── Data supplied
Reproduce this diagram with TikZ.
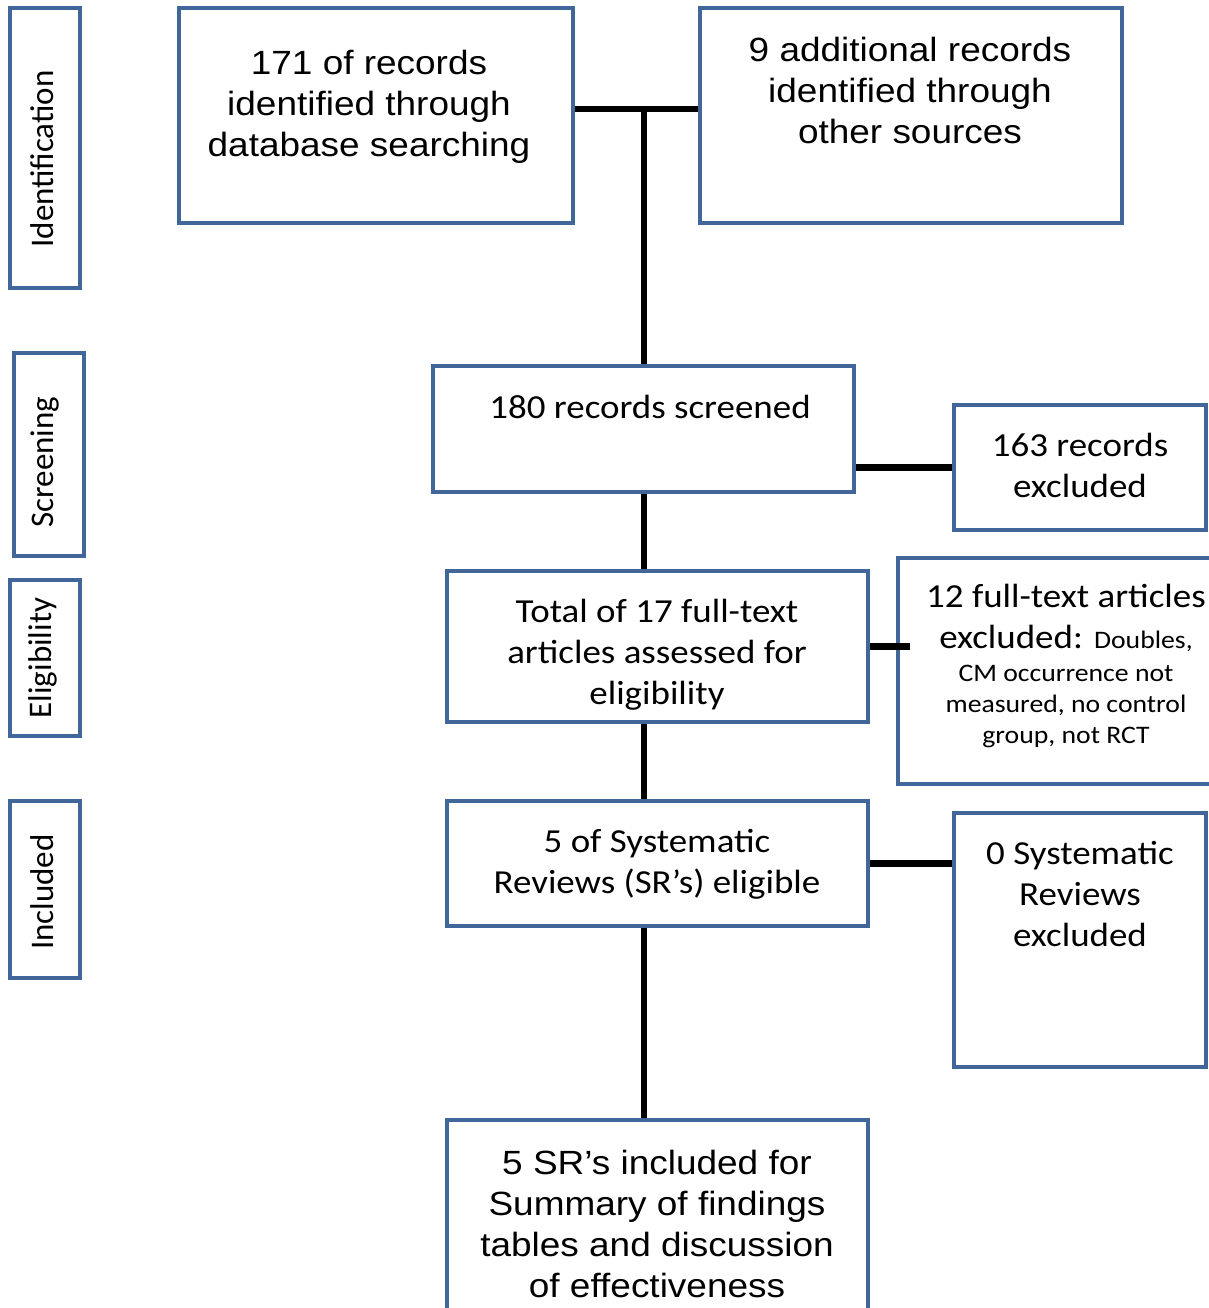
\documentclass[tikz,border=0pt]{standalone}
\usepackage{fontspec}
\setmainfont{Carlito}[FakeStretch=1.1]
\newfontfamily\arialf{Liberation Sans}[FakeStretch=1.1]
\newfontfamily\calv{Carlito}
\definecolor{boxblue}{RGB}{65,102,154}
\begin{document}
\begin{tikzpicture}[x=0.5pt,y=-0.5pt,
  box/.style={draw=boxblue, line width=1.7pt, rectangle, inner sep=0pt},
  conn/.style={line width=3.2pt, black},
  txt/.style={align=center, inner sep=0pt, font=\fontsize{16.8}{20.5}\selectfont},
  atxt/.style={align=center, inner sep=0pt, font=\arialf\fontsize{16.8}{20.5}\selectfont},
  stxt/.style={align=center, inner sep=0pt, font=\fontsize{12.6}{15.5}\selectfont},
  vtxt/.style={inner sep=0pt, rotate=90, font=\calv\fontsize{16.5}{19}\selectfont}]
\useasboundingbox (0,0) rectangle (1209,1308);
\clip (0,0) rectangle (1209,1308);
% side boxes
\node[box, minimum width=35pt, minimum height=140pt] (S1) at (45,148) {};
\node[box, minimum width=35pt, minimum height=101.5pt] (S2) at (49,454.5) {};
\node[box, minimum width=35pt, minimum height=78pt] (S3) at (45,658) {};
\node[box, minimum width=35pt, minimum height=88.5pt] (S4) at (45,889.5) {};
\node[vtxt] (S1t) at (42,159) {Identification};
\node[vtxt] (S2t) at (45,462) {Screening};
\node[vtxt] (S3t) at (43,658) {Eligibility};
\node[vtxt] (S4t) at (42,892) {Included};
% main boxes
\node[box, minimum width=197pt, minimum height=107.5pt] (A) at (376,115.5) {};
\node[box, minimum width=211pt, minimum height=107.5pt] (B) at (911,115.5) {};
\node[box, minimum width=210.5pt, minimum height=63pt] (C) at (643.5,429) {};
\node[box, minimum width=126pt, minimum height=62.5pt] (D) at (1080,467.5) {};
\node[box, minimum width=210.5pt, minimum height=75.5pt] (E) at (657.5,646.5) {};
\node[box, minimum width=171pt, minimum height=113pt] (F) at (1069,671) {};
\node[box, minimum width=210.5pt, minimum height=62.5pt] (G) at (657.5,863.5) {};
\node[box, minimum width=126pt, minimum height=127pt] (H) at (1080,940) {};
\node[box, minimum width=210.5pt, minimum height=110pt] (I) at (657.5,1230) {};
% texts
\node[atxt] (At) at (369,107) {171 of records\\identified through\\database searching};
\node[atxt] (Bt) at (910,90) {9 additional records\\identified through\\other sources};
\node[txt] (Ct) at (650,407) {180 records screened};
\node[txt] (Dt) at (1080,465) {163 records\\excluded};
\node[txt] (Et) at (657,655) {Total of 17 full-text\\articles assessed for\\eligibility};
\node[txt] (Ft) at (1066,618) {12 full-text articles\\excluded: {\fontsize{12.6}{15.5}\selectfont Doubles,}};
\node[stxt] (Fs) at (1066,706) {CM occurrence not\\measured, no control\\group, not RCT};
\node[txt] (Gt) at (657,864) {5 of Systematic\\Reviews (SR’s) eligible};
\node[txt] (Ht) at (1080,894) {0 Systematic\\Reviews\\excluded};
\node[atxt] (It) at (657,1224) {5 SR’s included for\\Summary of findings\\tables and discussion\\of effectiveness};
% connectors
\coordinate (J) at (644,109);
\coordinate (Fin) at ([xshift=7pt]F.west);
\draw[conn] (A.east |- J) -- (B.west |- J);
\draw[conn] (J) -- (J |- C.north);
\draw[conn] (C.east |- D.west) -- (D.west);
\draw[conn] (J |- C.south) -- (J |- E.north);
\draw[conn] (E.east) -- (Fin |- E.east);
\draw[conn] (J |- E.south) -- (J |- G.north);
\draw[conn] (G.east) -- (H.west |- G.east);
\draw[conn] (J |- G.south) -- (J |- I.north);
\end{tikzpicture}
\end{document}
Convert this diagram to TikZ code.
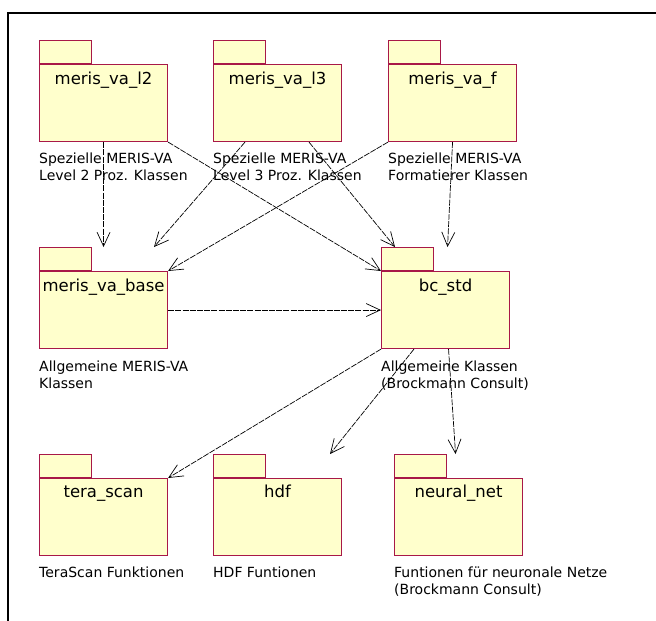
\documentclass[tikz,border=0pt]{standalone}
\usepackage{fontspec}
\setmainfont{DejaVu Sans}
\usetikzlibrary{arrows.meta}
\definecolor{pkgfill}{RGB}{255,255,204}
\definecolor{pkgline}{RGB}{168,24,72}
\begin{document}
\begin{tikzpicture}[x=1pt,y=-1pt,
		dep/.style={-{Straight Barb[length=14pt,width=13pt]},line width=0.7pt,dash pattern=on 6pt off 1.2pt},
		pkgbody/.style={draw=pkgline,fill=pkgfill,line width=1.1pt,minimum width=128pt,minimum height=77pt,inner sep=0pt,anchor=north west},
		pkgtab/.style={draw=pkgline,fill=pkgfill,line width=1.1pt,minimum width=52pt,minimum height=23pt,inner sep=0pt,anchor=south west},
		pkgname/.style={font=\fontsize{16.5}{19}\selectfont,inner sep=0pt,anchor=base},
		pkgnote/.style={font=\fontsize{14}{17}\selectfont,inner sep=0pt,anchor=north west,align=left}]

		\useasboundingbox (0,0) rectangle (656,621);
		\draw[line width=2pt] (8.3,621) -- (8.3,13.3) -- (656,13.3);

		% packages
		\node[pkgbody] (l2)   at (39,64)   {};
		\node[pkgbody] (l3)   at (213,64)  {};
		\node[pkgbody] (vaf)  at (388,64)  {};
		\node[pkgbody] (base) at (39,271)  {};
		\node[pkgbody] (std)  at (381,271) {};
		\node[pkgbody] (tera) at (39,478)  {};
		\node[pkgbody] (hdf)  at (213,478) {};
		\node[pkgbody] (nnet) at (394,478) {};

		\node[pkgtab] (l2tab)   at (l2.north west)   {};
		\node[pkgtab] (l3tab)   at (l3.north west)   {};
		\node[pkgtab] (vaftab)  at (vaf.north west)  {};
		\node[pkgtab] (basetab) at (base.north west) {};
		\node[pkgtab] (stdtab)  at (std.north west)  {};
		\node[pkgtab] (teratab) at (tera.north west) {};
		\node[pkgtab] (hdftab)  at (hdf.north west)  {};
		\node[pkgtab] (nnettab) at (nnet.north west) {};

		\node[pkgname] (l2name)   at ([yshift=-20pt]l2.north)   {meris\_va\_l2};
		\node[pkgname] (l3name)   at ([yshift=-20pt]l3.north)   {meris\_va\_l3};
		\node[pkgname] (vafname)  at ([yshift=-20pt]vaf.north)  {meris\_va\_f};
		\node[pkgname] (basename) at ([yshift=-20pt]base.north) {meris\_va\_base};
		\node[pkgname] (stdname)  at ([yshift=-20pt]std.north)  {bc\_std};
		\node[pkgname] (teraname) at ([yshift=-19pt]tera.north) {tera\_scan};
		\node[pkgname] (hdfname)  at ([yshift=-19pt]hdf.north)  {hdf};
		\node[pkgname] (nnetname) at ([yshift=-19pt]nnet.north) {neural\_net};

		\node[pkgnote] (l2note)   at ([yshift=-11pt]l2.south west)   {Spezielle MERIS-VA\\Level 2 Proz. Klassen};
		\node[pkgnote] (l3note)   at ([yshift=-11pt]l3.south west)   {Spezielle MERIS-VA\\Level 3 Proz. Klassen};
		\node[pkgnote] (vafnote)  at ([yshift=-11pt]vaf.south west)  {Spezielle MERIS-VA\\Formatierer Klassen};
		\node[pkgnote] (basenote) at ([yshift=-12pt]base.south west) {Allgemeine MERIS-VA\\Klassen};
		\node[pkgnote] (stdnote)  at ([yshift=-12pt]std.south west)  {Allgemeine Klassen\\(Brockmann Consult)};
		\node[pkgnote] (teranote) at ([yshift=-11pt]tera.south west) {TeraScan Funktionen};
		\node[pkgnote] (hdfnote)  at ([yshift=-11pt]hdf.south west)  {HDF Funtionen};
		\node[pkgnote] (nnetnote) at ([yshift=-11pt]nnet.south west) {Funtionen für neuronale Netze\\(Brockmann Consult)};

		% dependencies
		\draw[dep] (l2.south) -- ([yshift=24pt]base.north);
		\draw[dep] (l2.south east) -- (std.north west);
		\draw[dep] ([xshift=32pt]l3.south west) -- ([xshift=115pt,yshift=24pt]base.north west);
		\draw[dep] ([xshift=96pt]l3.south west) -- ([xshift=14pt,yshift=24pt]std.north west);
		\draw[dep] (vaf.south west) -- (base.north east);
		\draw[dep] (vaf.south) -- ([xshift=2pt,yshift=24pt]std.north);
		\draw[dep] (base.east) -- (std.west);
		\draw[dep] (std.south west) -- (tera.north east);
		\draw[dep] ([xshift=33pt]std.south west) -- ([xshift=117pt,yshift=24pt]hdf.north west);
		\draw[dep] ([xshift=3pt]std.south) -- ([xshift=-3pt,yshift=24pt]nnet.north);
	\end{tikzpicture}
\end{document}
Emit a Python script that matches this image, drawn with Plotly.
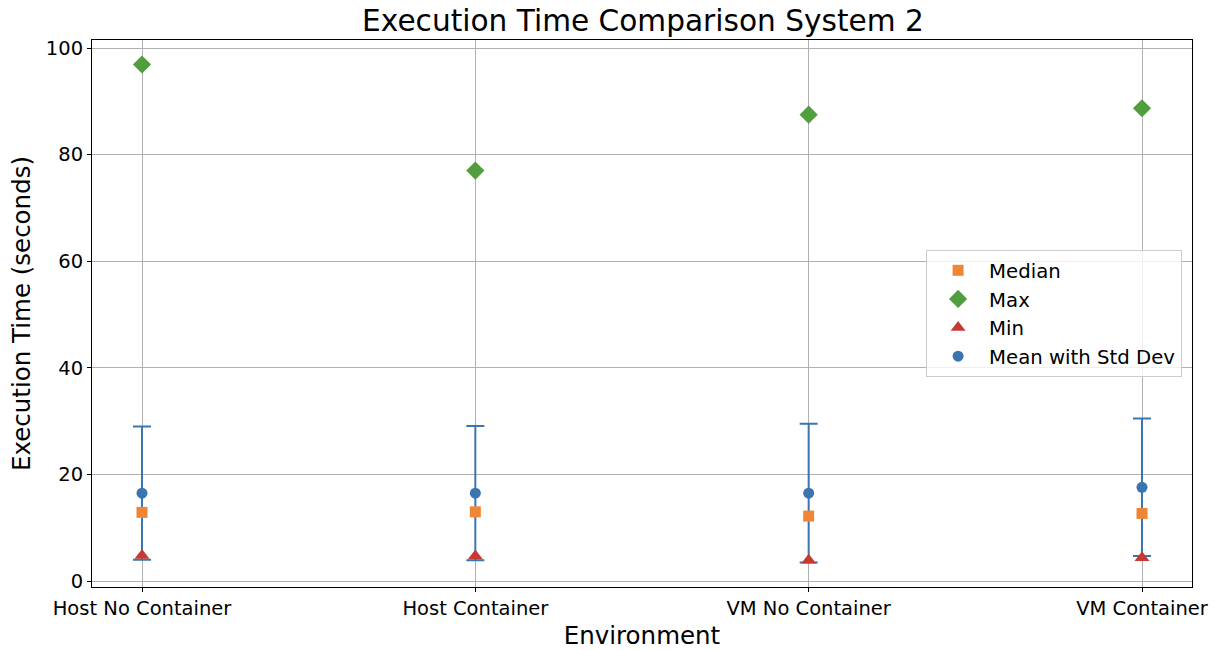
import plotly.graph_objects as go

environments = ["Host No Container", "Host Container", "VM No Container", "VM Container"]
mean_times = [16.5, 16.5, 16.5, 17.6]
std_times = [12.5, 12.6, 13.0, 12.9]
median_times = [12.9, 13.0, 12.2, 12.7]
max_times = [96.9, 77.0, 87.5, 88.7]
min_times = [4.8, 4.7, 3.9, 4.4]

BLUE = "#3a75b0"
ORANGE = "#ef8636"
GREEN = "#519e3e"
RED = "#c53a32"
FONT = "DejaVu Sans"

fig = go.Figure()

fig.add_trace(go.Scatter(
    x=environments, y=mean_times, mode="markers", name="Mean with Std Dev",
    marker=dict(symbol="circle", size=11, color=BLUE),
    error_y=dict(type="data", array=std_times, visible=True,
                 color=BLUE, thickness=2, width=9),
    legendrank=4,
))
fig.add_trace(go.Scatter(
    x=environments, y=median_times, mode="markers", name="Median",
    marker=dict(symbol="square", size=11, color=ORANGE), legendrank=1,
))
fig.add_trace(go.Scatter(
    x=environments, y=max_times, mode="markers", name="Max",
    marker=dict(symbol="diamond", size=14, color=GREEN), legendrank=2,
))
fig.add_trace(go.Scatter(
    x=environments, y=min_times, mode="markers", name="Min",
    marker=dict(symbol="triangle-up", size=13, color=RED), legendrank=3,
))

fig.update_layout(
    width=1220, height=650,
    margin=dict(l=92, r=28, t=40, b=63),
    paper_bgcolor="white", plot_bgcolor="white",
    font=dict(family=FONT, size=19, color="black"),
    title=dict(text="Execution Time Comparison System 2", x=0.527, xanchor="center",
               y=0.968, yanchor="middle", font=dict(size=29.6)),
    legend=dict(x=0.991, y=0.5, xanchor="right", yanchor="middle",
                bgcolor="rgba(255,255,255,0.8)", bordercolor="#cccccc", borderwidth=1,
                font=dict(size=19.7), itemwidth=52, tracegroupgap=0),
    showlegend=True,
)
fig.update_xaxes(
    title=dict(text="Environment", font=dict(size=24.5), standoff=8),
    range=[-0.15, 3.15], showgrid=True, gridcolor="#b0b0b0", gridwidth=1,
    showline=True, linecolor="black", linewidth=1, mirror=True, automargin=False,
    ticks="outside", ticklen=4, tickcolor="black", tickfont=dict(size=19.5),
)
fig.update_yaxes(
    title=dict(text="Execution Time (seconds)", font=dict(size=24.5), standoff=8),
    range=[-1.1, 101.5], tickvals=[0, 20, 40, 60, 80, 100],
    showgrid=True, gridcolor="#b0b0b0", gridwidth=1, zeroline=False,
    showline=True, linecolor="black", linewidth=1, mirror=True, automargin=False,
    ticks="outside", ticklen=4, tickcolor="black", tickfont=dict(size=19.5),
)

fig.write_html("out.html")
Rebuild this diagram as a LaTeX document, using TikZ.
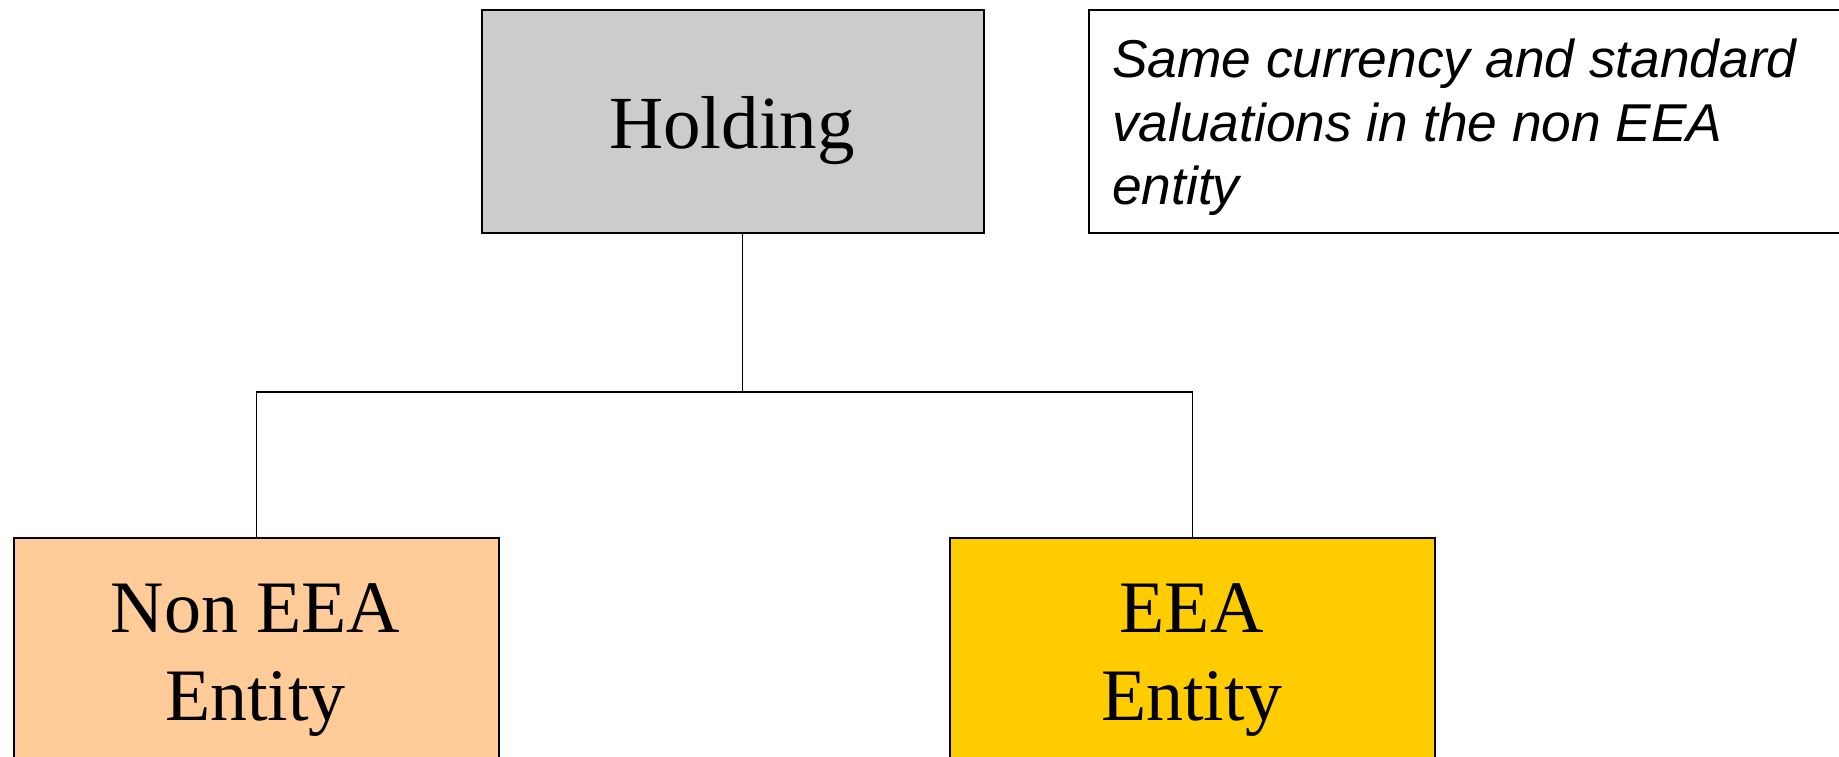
────
[Written task]: Look for lines containing the string "this" and copy them all.

[Exercise solution]:
Reproduce this diagram with TikZ.
Convert this diagram to TikZ code.
Emit a Python script that matches this image, drawn with Plotly.
Rebuild this diagram as a LaTeX document, using TikZ.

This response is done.